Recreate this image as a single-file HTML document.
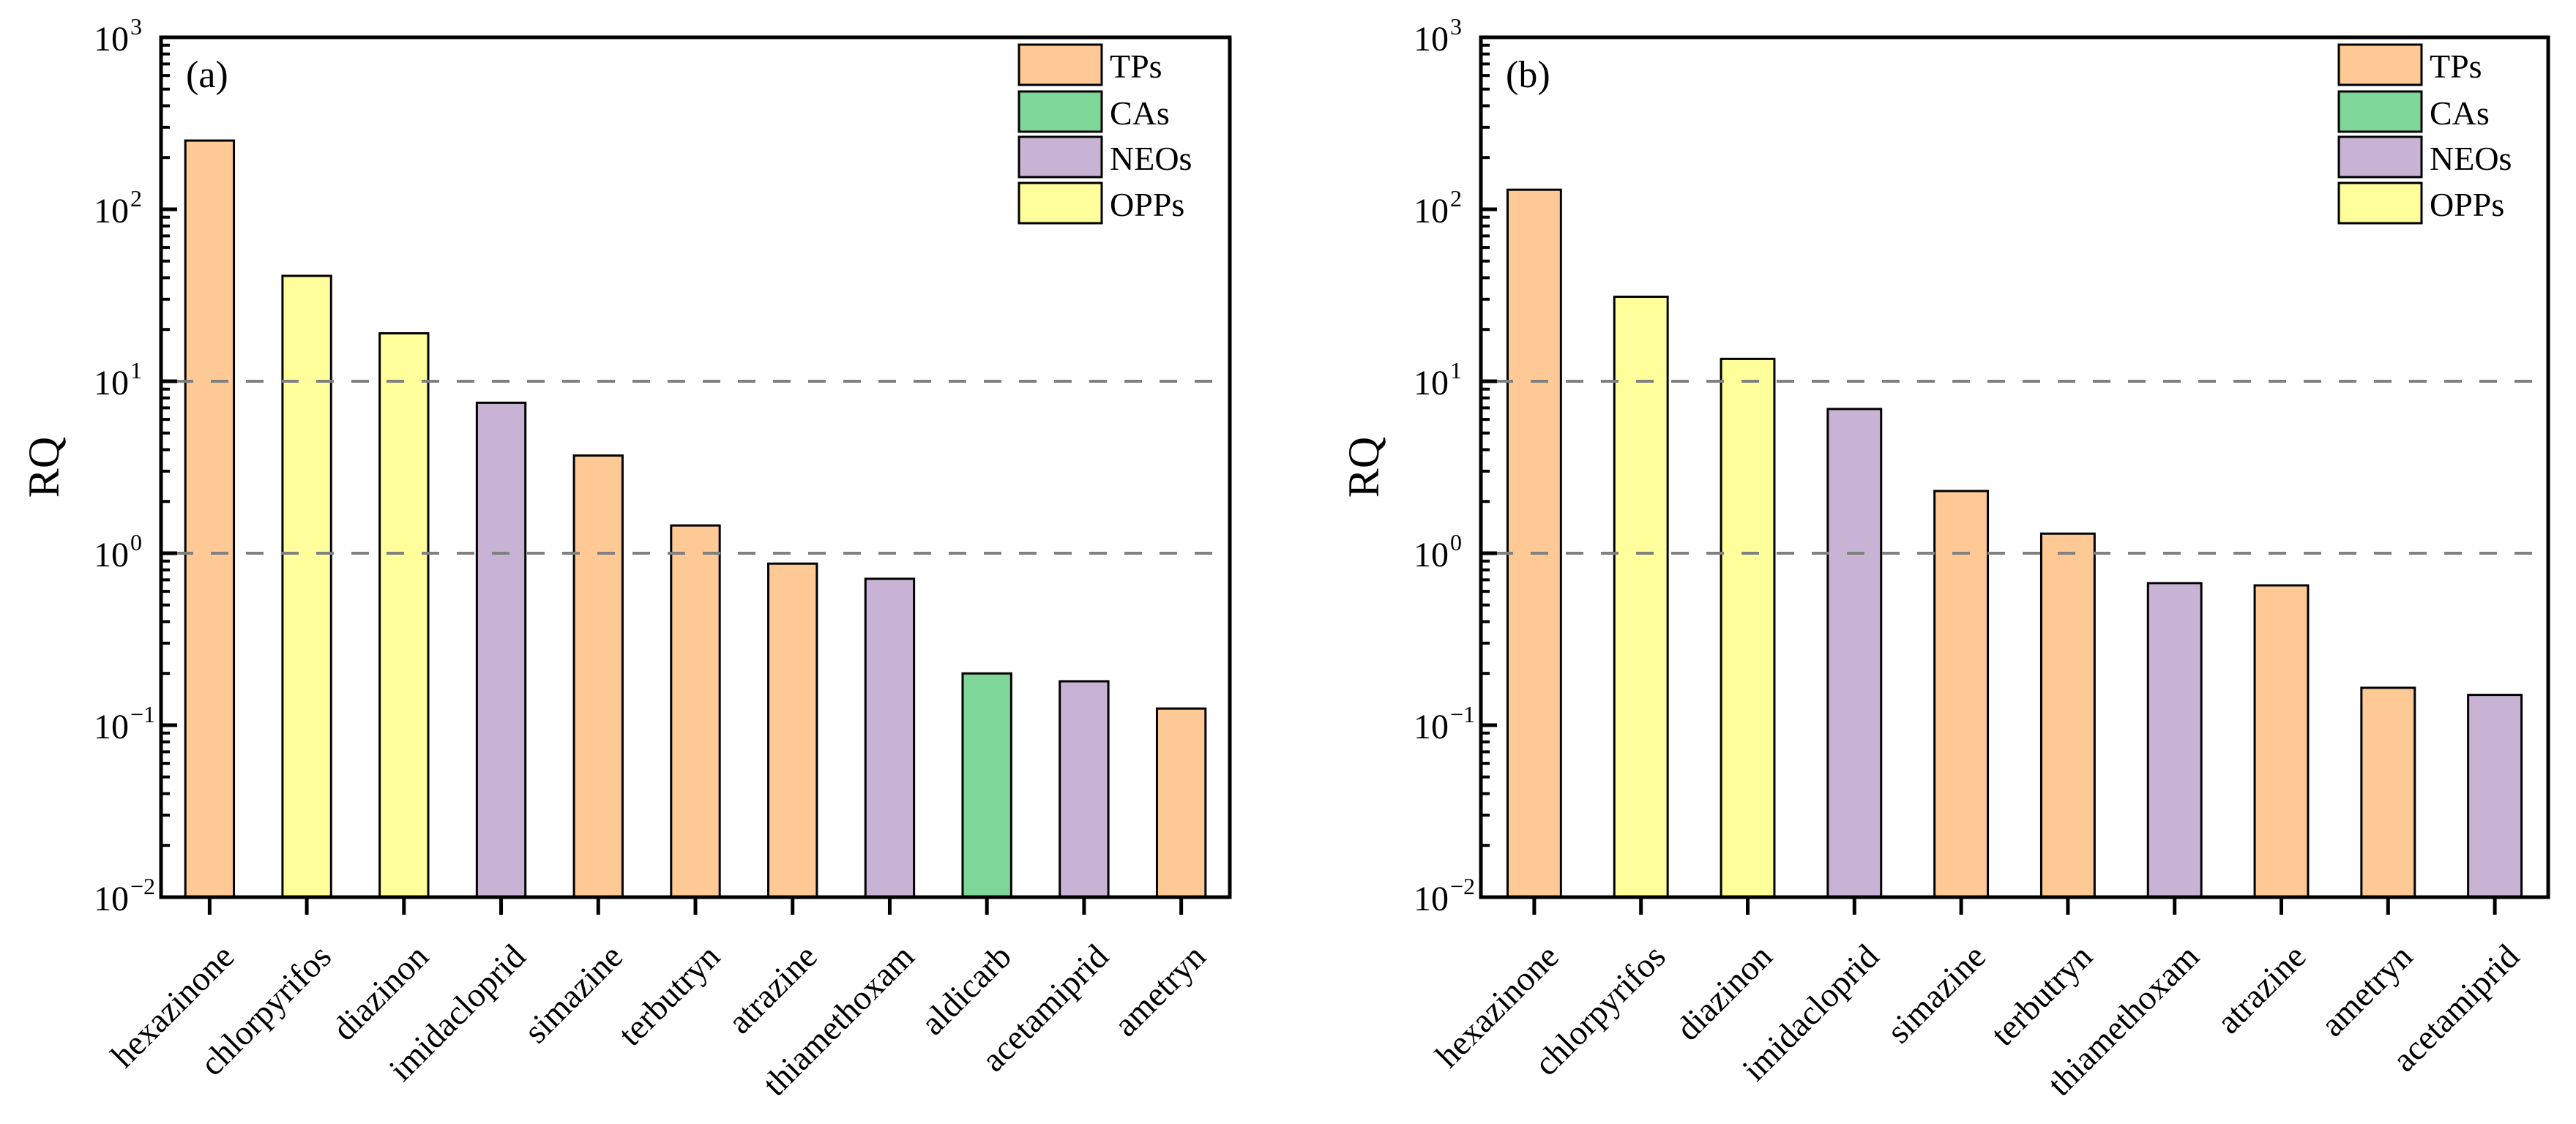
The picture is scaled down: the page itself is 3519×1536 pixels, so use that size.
<!DOCTYPE html>
<html><head><meta charset="utf-8"><style>
html,body{margin:0;padding:0;background:#fff;}
svg{display:block;font-family:"Liberation Serif",serif;}
</style></head><body>
<svg id="chart" width="3519" height="1536" viewBox="0 0 3519 1536" xmlns="http://www.w3.org/2000/svg"></svg>
<script>
const categoriesA = ["hexazinone","chlorpyrifos","diazinon","imidacloprid","simazine","terbutryn","atrazine","thiamethoxam","aldicarb","acetamiprid","ametryn"];
const valuesA = [251, 41, 19, 7.5, 3.7, 1.45, 0.87, 0.71, 0.2, 0.18, 0.125];
const groupsA = ["TPs","OPPs","OPPs","NEOs","TPs","TPs","TPs","NEOs","CAs","NEOs","TPs"];
const categoriesB = ["hexazinone","chlorpyrifos","diazinon","imidacloprid","simazine","terbutryn","thiamethoxam","atrazine","ametryn","acetamiprid"];
const valuesB = [130, 31, 13.5, 6.9, 2.3, 1.3, 0.67, 0.65, 0.165, 0.15];
const groupsB = ["TPs","OPPs","OPPs","NEOs","TPs","TPs","NEOs","TPs","TPs","NEOs"];
const legendLabels = ["TPs","CAs","NEOs","OPPs"];
const groupColors = {TPs:"#FEC994",CAs:"#7FD699",NEOs:"#C8B3D5",OPPs:"#FEFE9A"};
const tickExponents = [-2,-1,0,1,2,3];
const thresholds = [1,10];

const NS="http://www.w3.org/2000/svg";
const svg=document.getElementById('chart');
function mk(tag,attrs,parent){const e=document.createElementNS(NS,tag);for(const k in attrs)e.setAttribute(k,attrs[k]);(parent||svg).appendChild(e);return e;}

function panel(opts){
  const {x0,x1,y0,y1,cats,vals,groups,tag,key}=opts;
  const g=mk('g',{});
  
  
  const yMin=-2,yMax=3;
  const yScale=v=>y1-(Math.log10(v)-yMin)/(yMax-yMin)*(y1-y0);
  const step=(x1-x0)/cats.length;
  const xScale=i=>x0+step*(i+0.5);
  const bw=step*0.5;
  cats.forEach((c,i)=>{
    const yt=yScale(vals[i]);
    const r=mk('rect',{x:xScale(i)-bw/2,y:yt,width:bw,height:y1-yt,fill:groupColors[groups[i]],stroke:'#000','stroke-width':3},g);
    
    
  });
  thresholds.forEach(t=>{
    const l=mk('line',{x1:x0+20,x2:x1,y1:yScale(t),y2:yScale(t),stroke:'#808080','stroke-width':4,'stroke-dasharray':'24 24'},g);
    
    
  });
  const f=mk('rect',{x:x0,y:y0,width:x1-x0,height:y1-y0,fill:'none',stroke:'#000','stroke-width':5},g);
  
  
  tickExponents.forEach(e=>{
    const y=yScale(Math.pow(10,e));
    mk('line',{x1:x0,x2:x0+22,y1:y,y2:y,stroke:'#000','stroke-width':5},g);
    const t=mk('text',{x:x0-44,y:y+18,'text-anchor':'end','font-size':48},g);
    
    
    t.textContent='10';
    const s=mk('text',{x:x0-42,y:y-4,'text-anchor':'start','font-size':32},g);
    s.textContent=(e<0?'\u2212':'')+Math.abs(e);
    if(e<yMax){for(let m=2;m<=9;m++){const ym=yScale(m*Math.pow(10,e));mk('line',{x1:x0,x2:x0+12,y1:ym,y2:ym,stroke:'#000','stroke-width':4},g);}}
  });
  cats.forEach((c,i)=>{
    const x=xScale(i);
    mk('line',{x1:x,x2:x,y1:y1,y2:y1+24,stroke:'#000','stroke-width':5},g);
    const bx=x+36,by=y1+84;
    const t=mk('text',{x:bx,y:by,'text-anchor':'end','font-size':47,transform:`rotate(-45 ${bx} ${by})`},g);
    
    
    t.textContent=c;
  });
  const yx=x0-140, yy=(y0+y1)/2;
  const yt=mk('text',{x:yx,y:yy,'text-anchor':'middle','font-size':60,transform:`rotate(-90 ${yx} ${yy})`},g);
  
  
  yt.textContent='RQ';
  const pt=mk('text',{x:x0+34,y:y0+68,'font-size':52},g);
  
  
  pt.textContent=tag;
  const lx=x0+1172, ly=[61,125,187,250];
  legendLabels.forEach((lab,i)=>{
    const le=mk('g',{},g);
    
    
    mk('rect',{x:lx,y:ly[i],width:113,height:55,fill:groupColors[lab],stroke:'#000','stroke-width':3},le);
    const t=mk('text',{x:lx+124,y:ly[i]+45,'font-size':46},le);
    t.textContent=lab;
  });
}
panel({x0:220,x1:1680,y0:51,y1:1226,cats:categoriesA,vals:valuesA,groups:groupsA,tag:'(a)',key:'a'});
panel({x0:2023,x1:3481,y0:51,y1:1226,cats:categoriesB,vals:valuesB,groups:groupsB,tag:'(b)',key:'b'});
</script>
</body></html>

+ + + +

Would you return the data exactly as written, without the pictures?

Recreate this image as a single-file HTML document.
The picture is scaled down: the page itself is 3519×1536 pixels, so use that size.
<!DOCTYPE html>
<html><head><meta charset="utf-8"><style>
html,body{margin:0;padding:0;background:#fff;}
svg{display:block;font-family:"Liberation Serif",serif;}
</style></head><body>
<svg id="chart" width="3519" height="1536" viewBox="0 0 3519 1536" xmlns="http://www.w3.org/2000/svg"></svg>
<script>
const categoriesA = ["hexazinone","chlorpyrifos","diazinon","imidacloprid","simazine","terbutryn","atrazine","thiamethoxam","aldicarb","acetamiprid","ametryn"];
const valuesA = [251, 41, 19, 7.5, 3.7, 1.45, 0.87, 0.71, 0.2, 0.18, 0.125];
const groupsA = ["TPs","OPPs","OPPs","NEOs","TPs","TPs","TPs","NEOs","CAs","NEOs","TPs"];
const categoriesB = ["hexazinone","chlorpyrifos","diazinon","imidacloprid","simazine","terbutryn","thiamethoxam","atrazine","ametryn","acetamiprid"];
const valuesB = [130, 31, 13.5, 6.9, 2.3, 1.3, 0.67, 0.65, 0.165, 0.15];
const groupsB = ["TPs","OPPs","OPPs","NEOs","TPs","TPs","NEOs","TPs","TPs","NEOs"];
const legendLabels = ["TPs","CAs","NEOs","OPPs"];
const groupColors = {TPs:"#FEC994",CAs:"#7FD699",NEOs:"#C8B3D5",OPPs:"#FEFE9A"};
const tickExponents = [-2,-1,0,1,2,3];
const thresholds = [1,10];

const NS="http://www.w3.org/2000/svg";
const svg=document.getElementById('chart');
function mk(tag,attrs,parent){const e=document.createElementNS(NS,tag);for(const k in attrs)e.setAttribute(k,attrs[k]);(parent||svg).appendChild(e);return e;}

function panel(opts){
  const {x0,x1,y0,y1,cats,vals,groups,tag,key}=opts;
  const g=mk('g',{});
  
  
  const yMin=-2,yMax=3;
  const yScale=v=>y1-(Math.log10(v)-yMin)/(yMax-yMin)*(y1-y0);
  const step=(x1-x0)/cats.length;
  const xScale=i=>x0+step*(i+0.5);
  const bw=step*0.5;
  cats.forEach((c,i)=>{
    const yt=yScale(vals[i]);
    const r=mk('rect',{x:xScale(i)-bw/2,y:yt,width:bw,height:y1-yt,fill:groupColors[groups[i]],stroke:'#000','stroke-width':3},g);
    
    
  });
  thresholds.forEach(t=>{
    const l=mk('line',{x1:x0+20,x2:x1,y1:yScale(t),y2:yScale(t),stroke:'#808080','stroke-width':4,'stroke-dasharray':'24 24'},g);
    
    
  });
  const f=mk('rect',{x:x0,y:y0,width:x1-x0,height:y1-y0,fill:'none',stroke:'#000','stroke-width':5},g);
  
  
  tickExponents.forEach(e=>{
    const y=yScale(Math.pow(10,e));
    mk('line',{x1:x0,x2:x0+22,y1:y,y2:y,stroke:'#000','stroke-width':5},g);
    const t=mk('text',{x:x0-44,y:y+18,'text-anchor':'end','font-size':48},g);
    
    
    t.textContent='10';
    const s=mk('text',{x:x0-42,y:y-4,'text-anchor':'start','font-size':32},g);
    s.textContent=(e<0?'\u2212':'')+Math.abs(e);
    if(e<yMax){for(let m=2;m<=9;m++){const ym=yScale(m*Math.pow(10,e));mk('line',{x1:x0,x2:x0+12,y1:ym,y2:ym,stroke:'#000','stroke-width':4},g);}}
  });
  cats.forEach((c,i)=>{
    const x=xScale(i);
    mk('line',{x1:x,x2:x,y1:y1,y2:y1+24,stroke:'#000','stroke-width':5},g);
    const bx=x+36,by=y1+84;
    const t=mk('text',{x:bx,y:by,'text-anchor':'end','font-size':47,transform:`rotate(-45 ${bx} ${by})`},g);
    
    
    t.textContent=c;
  });
  const yx=x0-140, yy=(y0+y1)/2;
  const yt=mk('text',{x:yx,y:yy,'text-anchor':'middle','font-size':60,transform:`rotate(-90 ${yx} ${yy})`},g);
  
  
  yt.textContent='RQ';
  const pt=mk('text',{x:x0+34,y:y0+68,'font-size':52},g);
  
  
  pt.textContent=tag;
  const lx=x0+1172, ly=[61,125,187,250];
  legendLabels.forEach((lab,i)=>{
    const le=mk('g',{},g);
    
    
    mk('rect',{x:lx,y:ly[i],width:113,height:55,fill:groupColors[lab],stroke:'#000','stroke-width':3},le);
    const t=mk('text',{x:lx+124,y:ly[i]+45,'font-size':46},le);
    t.textContent=lab;
  });
}
panel({x0:220,x1:1680,y0:51,y1:1226,cats:categoriesA,vals:valuesA,groups:groupsA,tag:'(a)',key:'a'});
panel({x0:2023,x1:3481,y0:51,y1:1226,cats:categoriesB,vals:valuesB,groups:groupsB,tag:'(b)',key:'b'});
</script>
</body></html>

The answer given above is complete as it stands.